Within days, agents from the U.S. Office of Alien Property — acting on wartime fears about technology secrets — seized his papers. Some were eventually returned to the Tesla Museum in Belgrade. Others have never been fully accounted for.

What a complete account of Tesla's late theoretical work would reveal remains unknown. The Dynamic Theory of Gravity, if it existed as a coherent formulation, would be a document of enormous historical interest, even if modern physics had moved past its framework. His notes on wireless energy transmission, on resonance at planetary scales, on what he believed he had observed of standing waves in the Earth's electromagnetic environment — these are not trivial curiosities. They are the working papers of one of the most consequential scientific minds of the modern era.

Their incomplete availability is a genuine loss.

Beyond the archival questions, there is a deeper structural one. Tesla's career exposes the persistent problem of how a civilization decides which ideas receive resources and which receive nothing. The decision by J.P. Morgan to withdraw funding from Wardenclyffe was not made on scientific grounds. It was made on commercial ones. How many other technologies — how many other conceptual frameworks — were interrupted at precisely that point? Funded just long enough to prove they worked. Not long enough to discover what they might become.

The global energy system we inherited from Tesla's foundational work is powerful but fragile. Dependent on vast physical networks. Vulnerable to disruption. Built on the combustion of finite fuels that the atmosphere can no longer absorb without consequence. The principles Tesla worked with — electromagnetic induction, resonance, the transmission of energy through fields — are the same principles now being explored in wireless charging, in the grid integration of renewable sources, in theoretical proposals for space-based solar power.

Tesla's framework was not a closed chapter. It was an opening.

There is something fitting about the fact that the company most associated, in the contemporary imagination, with the electrified future bears his name.
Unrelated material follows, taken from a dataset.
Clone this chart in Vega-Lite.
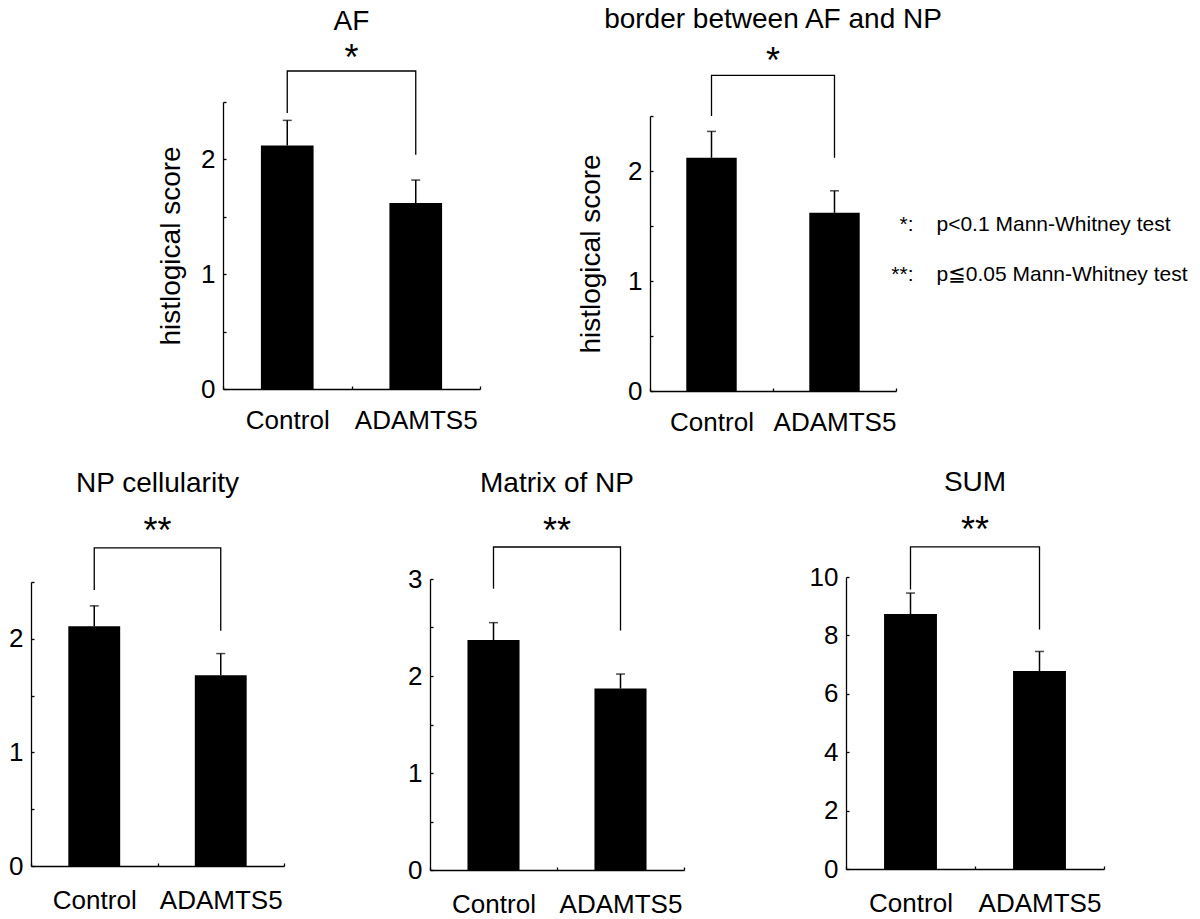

Whether that naming is deserved — Tesla the inventor and Tesla the automotive brand share a philosophy more than a lineage — it gestures toward something real. The sense that we are still, in some essential way, living inside a problem that Tesla first clearly formulated.

How do you generate energy cleanly, transmit it without loss, and make it available to everyone?

He asked the question at scale. We are still working out the answer.